[Mohit Sharma *] [Arjun Sharma *] [Nick Rhinehart] [Kris M. Kitani]

Robotics Institute, CMU


The use of imitation learning to learn a single policy for a complex task that has multiple modes or hierarchical structure can be challenging. In fact, previous work has shown that when the modes are known, learning separate policies for each mode or sub-task can greatly improve the performance of imitation learning. In this work, we discover the interaction between sub-tasks from their resulting state-action trajectory sequences using a directed graphical model. We propose new algorithm based on the generative adversarial imitation learning framework which automatically learns sub-task policies from unsegmented demonstrations. Our approach maximizes the directed information flow in the graphical model between sub-task latent variables and their generated trajectories. We also show how our approach connects with existing "Options" framework commonly used to learn hierarchical policies


title={Directed-Info {GAIL}: Learning Hierarchical Policies from Unsegmented Demonstrations using Directed Information},
author={Mohit Sharma and Arjun Sharma and Nicholas Rhinehart and Kris M. Kitani},
booktitle={International Conference on Learning Representations},



We use the 2D Grid-World environment to show that DirectedInfo-GAIL is able to infer sub-tasks which correspond to meaningful navigation strategies and combine them to plan paths to different goal states. In the following figures we can see that each sub-task policy is being used to achieve a different navigation strategy.

Sub-Task Policy 1

Sub-Task Policy 2

Sub-Task Policy 3

Sub-Task Policy 4


We use the Circle-World environment to show the multi-modal nature of our experiments, since the expert trajectories contain different actions (for clockwise and anti-clockwise direction) for every state (x, y) in the trajectory. In the following figures we also show how our proposed approach can be used to compose new behavior that was not observed in the training set. The figure on the left is the generated trajectory by using the learned macro-policy i.e. the initial circle is drawn clockwise and the latter circle is anti-clockwise. The figure on the right swaps the learned macro-policy with a different desired macro-policy which generates the first circle in the anti-clockwise direction the second circle in the clockwise direction, thus composing new unobserved behavior.

Trajectory generated by Directed-Info GAIL using the learned sub-task and learned macro policy.

Trajectory generated by Directed-Info GAIL using the learned sub-task and desired macro policy.


We use the mujoco simulator to show results on high-dimensional continuous control tasks 1) Hopper and 2) Walker2D. Below are the video results for both of these environments. The video on the left shows the result for the Hopper environment, while the video on the right shows the result on the Walker environment.

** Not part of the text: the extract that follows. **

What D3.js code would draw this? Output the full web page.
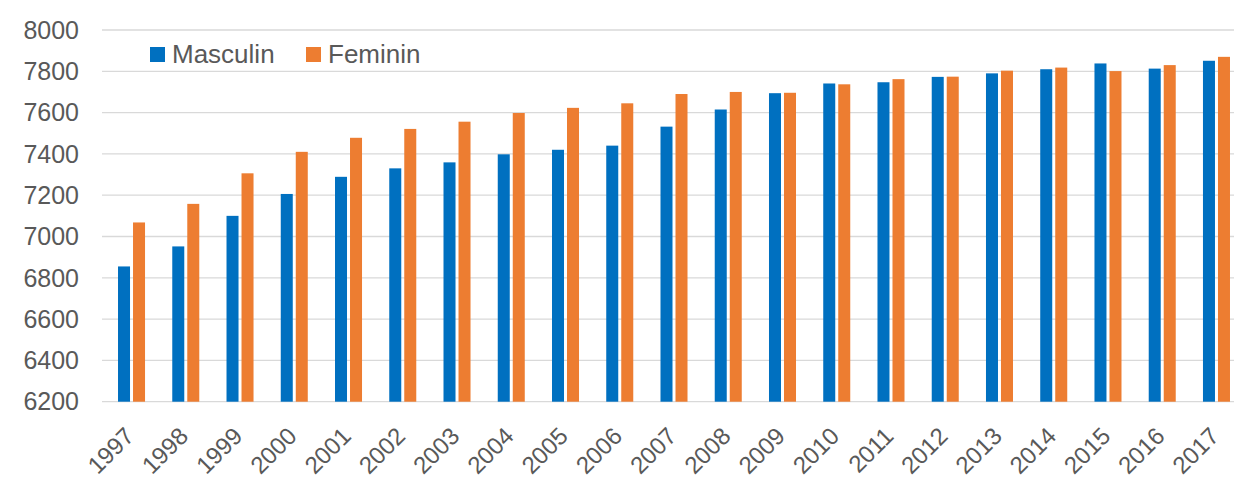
<!DOCTYPE html>
<html>
<head>
<meta charset="utf-8">
<script src="https://cdn.jsdelivr.net/npm/d3@7"></script>
<style>
  html, body { margin: 0; padding: 0; background: #fff; }
  svg { display: block; }
  text { font-family: "Liberation Sans", Arial, sans-serif; fill: #595959; }
</style>
</head>
<body>
<svg id="chart" width="1234" height="480"></svg>
<script>
const years = ["1997","1998","1999","2000","2001","2002","2003","2004","2005","2006","2007","2008","2009","2010","2011","2012","2013","2014","2015","2016","2017"];
const masculin = [6855, 6952, 7100, 7206, 7289, 7330, 7359, 7398, 7420, 7440, 7532, 7615, 7694, 7741, 7747, 7773, 7790, 7810, 7838, 7813, 7851];
const feminin  = [7068, 7158, 7306, 7410, 7478, 7521, 7556, 7598, 7623, 7645, 7690, 7700, 7696, 7737, 7762, 7774, 7803, 7818, 7801, 7830, 7870];
const seriesNames = ["Masculin", "Feminin"];
const seriesColors = ["#0070C0", "#ED7D31"];
const yTicks = [6200, 6400, 6600, 6800, 7000, 7200, 7400, 7600, 7800, 8000];

const svg = d3.select("#chart");
const plotLeft = 104.4, plotRight = 1243.6, plotTop = 30, plotBottom = 401.7;

const x0 = d3.scaleBand().domain(years).range([plotLeft, plotRight])
  .paddingInner(0.502).paddingOuter(0.251);
const x1 = d3.scaleBand().domain(seriesNames).range([0, x0.bandwidth()])
  .paddingInner(0.2).paddingOuter(0);
const y = d3.scaleLinear().domain([6200, 8000]).range([plotBottom, plotTop]);

// gridlines
svg.append("g").selectAll("line").data(yTicks).join("line")
  .attr("x1", 102).attr("x2", 1234)
  .attr("y1", d => y(d)).attr("y2", d => y(d))
  .attr("stroke", "#d9d9d9").attr("stroke-width", 1.3);

// y labels
svg.append("g").selectAll("text").data(yTicks).join("text")
  .attr("x", 79).attr("y", d => y(d)).attr("dy", "0.35em")
  .attr("text-anchor", "end").attr("font-size", 25)
  .text(d => d);

// bars
const data = years.map((yr, i) => ({ year: yr, values: [masculin[i], feminin[i]] }));
const groups = svg.append("g").selectAll("g").data(data).join("g")
  .attr("transform", d => `translate(${x0(d.year)},0)`);
groups.selectAll("rect").data(d => d.values.map((v, k) => ({ key: seriesNames[k], v, k })))
  .join("rect")
  .attr("x", d => x1(d.key))
  .attr("width", x1.bandwidth())
  .attr("y", d => y(d.v))
  .attr("height", d => y(6200) - y(d.v))
  .attr("fill", d => seriesColors[d.k]);

// x labels
svg.append("g").selectAll("text").data(years).join("text")
  .attr("text-anchor", "end").attr("font-size", 24)
  .attr("transform", d => `translate(${x0(d) + x0.bandwidth() / 2 - 8},${plotBottom + 24}) rotate(-45)`)
  .attr("dy", "0.7em")
  .text(d => d);

// legend
const legend = svg.append("g");
const legX = [150, 306];
seriesNames.forEach((name, i) => {
  legend.append("rect").attr("x", legX[i]).attr("y", 47).attr("width", 15).attr("height", 15)
    .attr("fill", seriesColors[i]);
  legend.append("text").attr("x", legX[i] + 22).attr("y", 63).attr("font-size", 26).text(name);
});
</script>
</body>
</html>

We annotate each frame of all the videos with the sub-task latent variable predicted by the posterior network.

Fetch Robot Pick and Place Segmentation Results

We use the Fetch Robotics environment provided in OpenAI gym to show how our proposed method is able to correctly segment an expert pick and place trajectory into two different sub-tasks.

Walker Context

For the Walker environment in OpenAI gym we show that our proposed approach is able to learn different behaviors corresponding to different sub-task latent variables. For example in the videos below we provided the walker agent with just one latent variable i.e., in video 1 we always provided context 2 which corresponded to the control of pink leg, while in video 2 we always provided context 1 which corresponds to control in the brown leg.

Fetch Robot - Pick and Place Imitation Learning Results

We also show results for our approach on a more complex pick and place task using the Fetch robot. We use the FetchPickAndPlace-v1 environment for our experiments. As shown in the above results, we use the VAE pre-training step to infer the sub-task for the expert trajectory. In the experiment results below along with the adversarial loss to the policy network we also add a behavior cloning loss which minimizes the L2 distance between the policy action and the expert action on states in the expert demonstrations.

As seen in the results below, our method is able to learn both picking and placing sub-tasks from unsegmented demonstrations. As the video on the left shows, the GAIL baseline only learns to reach the object and fails to grasp the object by either not closing the gripper or closing the gripper prematurely. In contrast, as can be seen in the middle video, our proposed approach is able to successfully learn to reach and grasp the object and then move it to the target location. We believe that our approach helps the agent alleviate the grasp failures by providing it with the sub-task code, helping it disambiguate between the very similar states the agent observes just before and just after grasping. However, as seen in the video on the right, we observed some failure cases in our proposed approach as well.